L'axe qui traverse ces justifications rappelle un principe en train de s'empoussiérer sur les tablettes de l'histoire : « The king can do no wrong. » (Un premier ministre québécois a déjà déclaré : « La reine ne négocie pas avec ses sujets! ».) Le président Bush parle et agit comme si, du fait qu'ils viennent de lui, tous et chacun de ses gestes méritaient des éloges. Si, du bout des lèvres, il se déclare peiné de ce qu'ont subi les détenus irakiens, il ajoute aussitôt que l'honneur de l'Amérique n'est pas entaché par ces comportements : « This is not America! » Une fois encore, il s'achète une virginité et projette le Mal à l'extérieur de lui et de son empire. Hier, il n'a pu faire du terrorisme une priorité parce que les services secrets ne l'ont pas suffisamment sensibilisé; aujourd'hui, il se déclare choqué et surpris par les photographies en provenance des prisons irakiennes, mais il n'a jamais exprimé de dégoût lorsque les dénonciations de Human Rights Watch ou de la Croix-Rouge lui ont été transmises il y a des mois. Quand les journalistes réclament les documents qui ont été présentés aux législateurs étatsuniens, Donald Rumsfeld devient soudainement scrupuleux : il ne faut pas brimer le droit des détenus à leur intimité ni priver les soldats accusés de leur droit à une défense pleine et entière. Transparence, mais sélective. Quant aux « âmes mortes » de Guantanamo, ce serait, paraît-il, par respect pour les conventions internationales qu'on leur nie les droits normalement reconnus aux prsonniers de guerre.

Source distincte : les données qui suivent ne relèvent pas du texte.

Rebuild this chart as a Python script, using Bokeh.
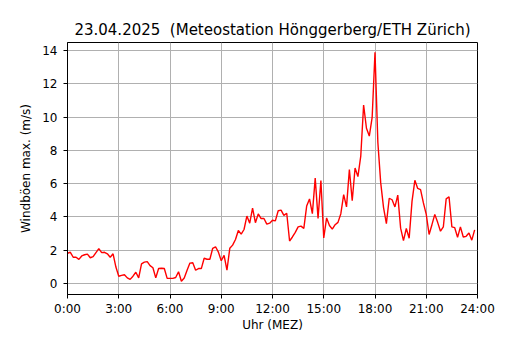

De tout cela, George Bush tire comme conclusion que l'armée d'occupation doit demeurer en Irak pour y terminer sa mission et Donald Rumsfeld félicite les soldats de leur beau travail. Fidèles serviteurs du Bien, rien ne les arrêtera. Si le vocabulaire de l'époque Reagan refaisait surface, on parlerait d'une conscience teflon.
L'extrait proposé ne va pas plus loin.